DATASET SECTION |
■ ■ ■ ■

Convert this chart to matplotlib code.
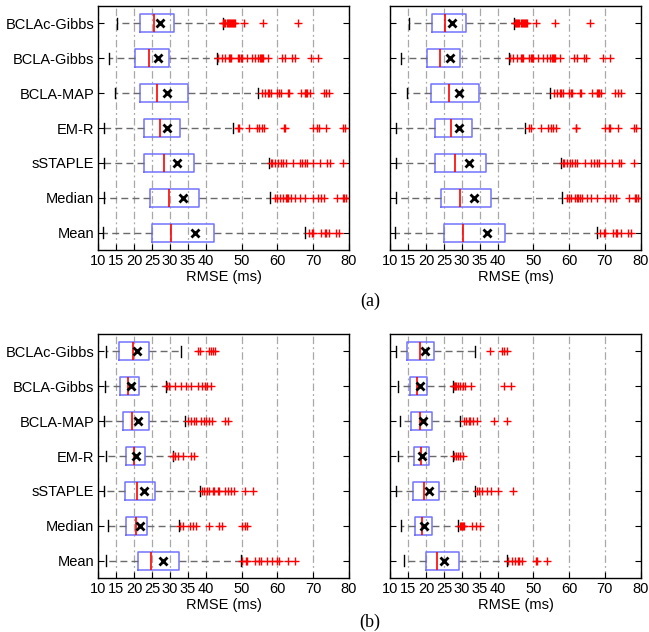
import matplotlib
matplotlib.use("Agg")
import matplotlib.pyplot as plt

plt.rcParams['font.family'] = ['Liberation Sans', 'DejaVu Sans']

categories = ['BCLAc-Gibbs', 'BCLA-Gibbs', 'BCLA-MAP', 'EM-R', 'sSTAPLE', 'Median', 'Mean']
xticks = [10, 15, 20, 25, 30, 35, 40, 50, 60, 70, 80]

# ---- panel (a) (both columns show the same data) ----
a_whislo = [15.3, 13.1, 14.6, 11.5, 11.5, 11.5, 11.2]
a_q1 = [21.7, 20.2, 21.5, 22.6, 22.6, 24.3, 24.9]
a_med = [25.4, 24.0, 26.5, 27.1, 28.2, 29.6, 30.4]
a_q3 = [31.1, 29.6, 34.9, 32.9, 36.8, 38.1, 42.2]
a_whishi = [44.7, 43.1, 54.7, 47.6, 57.6, 57.9, 67.8]
a_mean = [27.3, 26.7, 29.3, 29.3, 32.0, 33.5, 36.9]
a_fliers = [
    [44.9, 45.2, 45.5, 45.8, 46.1, 46.4, 46.7, 47.0, 47.3, 47.6, 47.9, 48.2, 50.8, 56.0, 65.7],
    [43.5, 44.4, 45.4, 46.5, 46.8, 47.1, 48.9, 49.4, 49.7, 50.0, 51.4, 52.8, 53.7, 54.6, 55.2,
     55.5, 55.8, 56.0, 57.4, 61.4, 62.1, 64.1, 64.8, 69.4, 71.3],
    [55.8, 56.6, 57.4, 57.7, 58.3, 59.9, 60.5, 60.9, 63.0, 63.3, 66.5, 67.8, 68.1, 68.4, 69.0,
     72.9, 73.6, 74.4],
    [48.9, 49.2, 52.0, 54.2, 54.8, 55.6, 56.2, 61.8, 62.0, 69.9, 71.2, 71.5, 73.6, 78.2, 78.8],
    [58.3, 58.6, 59.4, 60.2, 60.9, 61.7, 62.3, 64.4, 66.2, 66.9, 67.8, 68.3, 69.9, 72.0, 73.9,
     74.6, 78.2],
    [59.3, 60.0, 60.6, 61.6, 62.3, 62.6, 63.1, 63.7, 65.0, 66.2, 67.8, 69.9, 71.3, 72.2, 73.1,
     76.7, 78.4, 78.7, 79.2],
    [68.7, 69.7, 70.0, 72.2, 73.2, 73.5, 74.5, 76.4, 77.3],
]

# ---- panel (b) left ----
bl_whislo = [12.2, 11.9, 11.6, 12.0, 11.6, 12.7, 12.2]
bl_q1 = [15.7, 16.1, 17.0, 17.6, 17.3, 17.8, 21.1]
bl_med = [19.8, 18.3, 19.5, 20.0, 20.9, 20.6, 24.8]
bl_q3 = [24.1, 21.4, 24.0, 23.0, 25.9, 23.7, 32.6]
bl_whishi = [33.0, 29.0, 34.3, 30.7, 38.5, 32.4, 49.7]
bl_mean = [20.9, 19.2, 21.2, 20.4, 22.7, 21.5, 28.0]
bl_fliers = [
    [37.8, 38.5, 40.9, 41.5, 42.0, 42.6],
    [29.2, 29.6, 31.3, 33.1, 34.5, 35.9, 37.8, 39.0, 39.7, 40.4, 41.5],
    [35.0, 35.9, 36.8, 37.2, 38.7, 39.5, 40.1, 40.9, 41.7, 45.5, 46.3],
    [30.9, 31.3, 32.2, 33.6, 35.9, 36.7],
    [39.0, 39.5, 40.3, 40.8, 42.0, 42.3, 43.4, 43.8, 45.3, 46.3, 47.1, 48.0, 51.0, 53.3],
    [32.7, 33.6, 35.5, 36.4, 37.3, 41.0, 43.7, 44.6, 50.2, 50.9, 51.6],
    [50.0, 51.2, 51.6, 53.7, 54.9, 55.3, 57.0, 58.4, 60.0, 60.4, 63.0, 64.9],
]

# ---- panel (b) right ----
br_whislo = [11.7, 12.2, 12.7, 12.2, 11.6, 13.1, 13.9]
br_q1 = [14.8, 15.5, 15.9, 16.7, 16.4, 16.9, 19.9]
br_med = [18.4, 17.5, 18.2, 18.7, 19.5, 18.9, 23.1]
br_q3 = [22.3, 20.3, 21.7, 20.9, 23.6, 21.7, 29.2]
br_whishi = [33.8, 27.6, 29.6, 27.4, 33.8, 28.8, 42.7]
br_mean = [19.7, 18.3, 19.2, 18.9, 20.8, 19.5, 25.1]
br_fliers = [
    [37.8, 41.3, 41.8, 42.5],
    [27.9, 28.2, 28.5, 28.8, 29.4, 30.2, 30.8, 32.5, 41.8, 43.7],
    [30.6, 31.3, 32.0, 32.3, 33.2, 34.3, 39.0, 42.5],
    [27.8, 28.3, 29.0, 29.6, 30.4],
    [34.3, 34.9, 35.5, 36.9, 38.1, 40.2, 44.2],
    [29.4, 29.7, 30.0, 30.3, 30.6, 32.7, 33.9, 35.0],
    [43.0, 43.9, 44.8, 45.6, 45.9, 46.7, 50.7, 51.0, 53.9],
]


def make_stats(whislo, q1, med, q3, whishi, mean, fliers):
    stats = []
    for i in range(len(categories)):
        stats.append(dict(label=categories[i], whislo=whislo[i], q1=q1[i], med=med[i],
                          q3=q3[i], whishi=whishi[i], mean=mean[i], fliers=fliers[i]))
    return stats


fig = plt.figure(figsize=(6.49, 6.32), dpi=100)
W, H = 649.0, 632.0
left_x = (98.4, 349.0)
right_x = (390.3, 640.7)
top_y = (6.0, 250.0)
bot_y = (334.0, 578.0)


def add_axes(xr, yr):
    return fig.add_axes([xr[0] / W, 1 - yr[1] / H, (xr[1] - xr[0]) / W, (yr[1] - yr[0]) / H])


panels = [
    (add_axes(left_x, top_y), make_stats(a_whislo, a_q1, a_med, a_q3, a_whishi, a_mean, a_fliers), True),
    (add_axes(right_x, top_y), make_stats(a_whislo, a_q1, a_med, a_q3, a_whishi, a_mean, a_fliers), False),
    (add_axes(left_x, bot_y), make_stats(bl_whislo, bl_q1, bl_med, bl_q3, bl_whishi, bl_mean, bl_fliers), True),
    (add_axes(right_x, bot_y), make_stats(br_whislo, br_q1, br_med, br_q3, br_whishi, br_mean, br_fliers), False),
]

positions = list(range(len(categories), 0, -1))

for ax, stats, show_labels in panels:
    for xv in xticks:
        ax.axvline(xv, color='#a8a8a8', lw=0.9, ls=(0, (6, 2.5, 1.5, 2.5)), zorder=0)
    ax.bxp(stats, positions=positions, orientation='horizontal', widths=0.52,
           showmeans=True, capwidths=0.3,
           boxprops=dict(color='#7373ff', lw=1.1),
           medianprops=dict(color='#ff0000', lw=1.2),
           whiskerprops=dict(color='#6a6a6a', lw=1.0, ls=(0, (5, 3))),
           capprops=dict(color='black', lw=1.0),
           flierprops=dict(marker='+', markeredgecolor='#ff0000', markersize=6, mew=1.0, ls='none'),
           meanprops=dict(marker='x', markeredgecolor='black', markerfacecolor='black',
                          markersize=5.5, mew=2.0))
    ax.set_xlim(10, 80)
    ax.set_ylim(0.5, len(categories) + 0.5)
    ax.set_xticks(xticks)
    ax.set_xticklabels([str(v) for v in xticks], fontsize=10.5)
    ax.set_yticks(positions)
    if show_labels:
        ax.set_yticklabels(categories, fontsize=10.5)
    else:
        ax.set_yticklabels([])
    ax.tick_params(direction='in', length=4, width=0.8, top=False, right=True, pad=3)
    ax.tick_params(axis='x', pad=3)
    ax.set_xlabel('RMSE (ms)', fontsize=10.5, labelpad=1)
    for sp in ax.spines.values():
        sp.set_linewidth(1.0)
        sp.set_color('black')

fig.text(370 / W, 1 - 301 / H, '(a)', ha='center', va='center', fontsize=13,
         family=['Liberation Serif', 'DejaVu Serif'])
fig.text(370 / W, 1 - 622 / H, '(b)', ha='center', va='center', fontsize=13,
         family=['Liberation Serif', 'DejaVu Serif'])

fig.savefig('out.png', dpi=100)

■ ■ ■ ■

Everything from the first line of the listing above through the line that contains "plt.rcParams['font.family'] = ['Liberation" is to be restated word for word, minus the pictures.

Convert this chart to matplotlib code.
import matplotlib
matplotlib.use("Agg")
import matplotlib.pyplot as plt

plt.rcParams['font.family'] = ['Liberation Sans', 'DejaVu Sans']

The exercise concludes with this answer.